RAMSES 90 - Edited by Thierry de Montbrial and Jacques Edin and published by Dunod for the Institut Frans des Relations Internationales

Every year brings its RAMSES and we report on it punctually because this IFRI publication is an interesting one. The eighth edition, which came out in October 1989, is in four parts, on the end of an era, arms for the Third World, questions and conflicts in the world economy and the new Spain. Part four, on Spain, which joined the Community on I January 1986, is an excellent analysis of present - day Spain and the way it is developing. Parts one and three do not, of course, cover the recent rapid developments in the Eastern bloc and so are somewhat less interesting than they might be. So we shall only comment on the two parts dealing more particularly with the Third World the end of part one, that is to say, the one entitled: ‘The cocaine era the drug between the two Americas”, and part two: “ Arms for the Third World “.
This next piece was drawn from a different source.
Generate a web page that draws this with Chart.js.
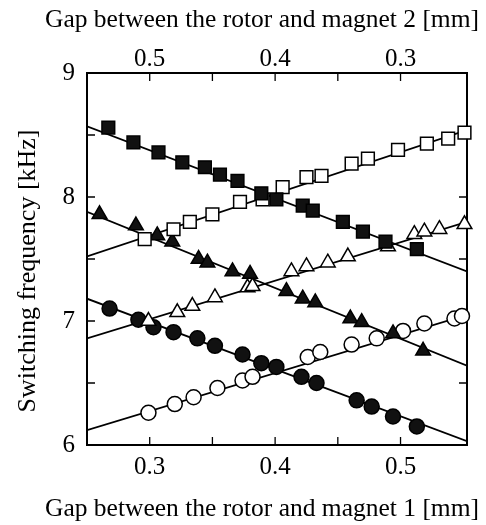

According to the National Narcotics Intelligence Consumers Committee, Latin America’s share of drug sales in the USA in 1987 was 100% for cocaine, 40 % for heroin and 63.4 % for marijuana - and there were six million cocaine takers in the USA at the time. This drug is the biggest product of Bolivia and probably Peru too and the second, after coffee, of Colombia. These figures go to show the extent of the scourge and the fact that it is also a problem of underdevelopment. “ Cocaine has its economic networks and geographical set - up. It is present to varying degrees in the economy, the politics and the social life of several countries in South America and in Central America and the Caribbean and it is a subject of increasing concern in the USA, which is trying to combine internal suppression with external pressure on the countries of supply and transit”. But should more be done to contain supply (production and marketing and the laundering of drug money) and demand (prevention, treatment and the repression of drug addition)?

Part two, “ Arms for the Third World”, is a mine of information. World arms sales, it says, are declining (although they were still worth $ 35 billion in 1986), 80% of arms exports are to the developing countries, the six biggest suppliers are still the USSR, the USA, France, the UK, the Federal Republic of Germany and China, and arms exports are highly geographically concentrated. In 198286, for example, 50% of exports to the Third World went to the Middle East, 17% to Africa and 13% to the Far East. But there are plenty of countries producing arms - 40 or so at the moment, twice as many as there were 10 years ago. Although the proliferation of nuclear arms is fairly circumscribed, chemical weapons, on the other hand, are increasingly common. They are cheap and easy to produce and their potential was highlighted in the Iran - lraq conflict. Briefly, as a major economic journal said recently, the more progress that is made with East - West disarmament, the more the Third World’s arsenals swell.